At 10:43 a.m. Wednesday, inmate and convicted murderer Ronald Phillips was pronounced dead, executed via lethal injection by the state of Ohio — the first time the state has carried out a death sentence in more than three years.
Phillips' death at the Southern Ohio Correctional Facility in Lucasville may mark the end of one chapter in the state's battle to find a legally permissible means of execution – and the state may soon begin carrying out many more death sentences.
Ohio paused its executions after a lethal injection in 2014 caused inmate Dennis McGuire to gasp and snort during the 15 minutes before he died.
Following Phillips' death, Ohio now has 138 people sentenced to death, among the nation's highest death row populations.
Ohio has executed 54 people since 1999. And it has a number of executions scheduled through 2020, according to the Death Penalty Information Center.
As NPR's Debbie Elliott reported in April, the number of executions in the United States has declined significantly in recent years, as states have struggled to find drugs that can kill death row inmates in a constitutional manner.
Phillips, 43, was convicted in 1993 of the rape and murder of Sheila Marie Evans, his girlfriend's 3-year-old daughter.
He was 19 at the time, and his lawyers had argued that his young age should have been taken into consideration.
Phillips had appealed to the Supreme Court for a stay, saying that he "bears no resemblance to that teenager" sentenced to death long ago, and asking for more time to pursue legal arguments in his case, the Associated Press reports.
But on Tuesday, the Supreme Court denied his request, and the state went forward with his execution.

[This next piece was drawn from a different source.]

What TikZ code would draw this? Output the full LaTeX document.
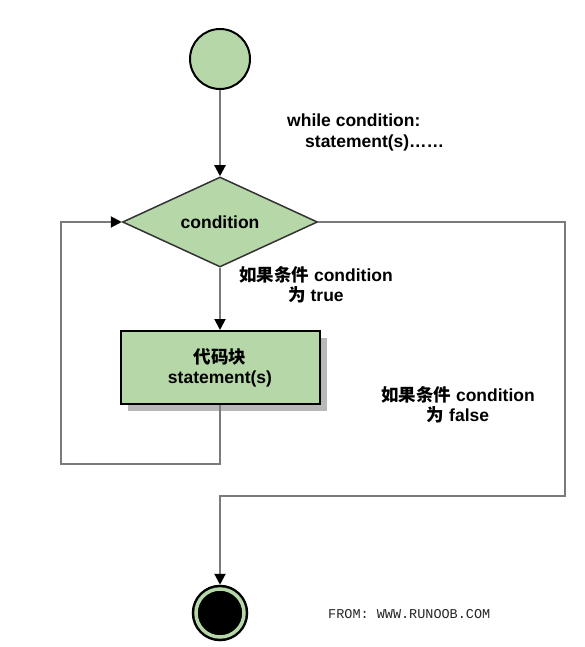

Phillips was killed using the three drugs that comprise Ohio's new method, including "a sedative, midazolam, used in some troubled executions in Ohio, Arkansas and Arizona. The other drugs are rocuronium bromide, which paralyzes inmates, and potassium chloride, which stop their hearts," the AP reports.
"Ron Phillips committed an unspeakable crime when he was 19 years old, and was himself the product of a home filled with abuse and neglect," Timothy F. Sweeney and Lisa M. Lagos, his attorneys, said in a joint statement to The Washington Post. "But the grown man who woke up this morning at age 43, ready to face his punishment, did not in any way resemble that troubled and broken teen. He had grown to be a good man, who was thoughtful, caring, compassionate, remorseful, and reflective. He tried every day to atone for his shameful role in Sheila's death."
Phillips read a last statement to the victim's family, which the Ohio Department of Rehabilitation and Correction provided to NPR.
"To the Evans family, I'm sorry you had to live so long with my evil actions," he said. "All those years I prayed you'd forgive me and find it in your heart to forgive and have mercy on me."
"God may forgive him, but I don't think I can," the deceased girl's aunt, Donna Hudson, told The Columbus Dispatch after witnessing Phillips' execution. Hudson said she came "to make sure that baby girl got justice."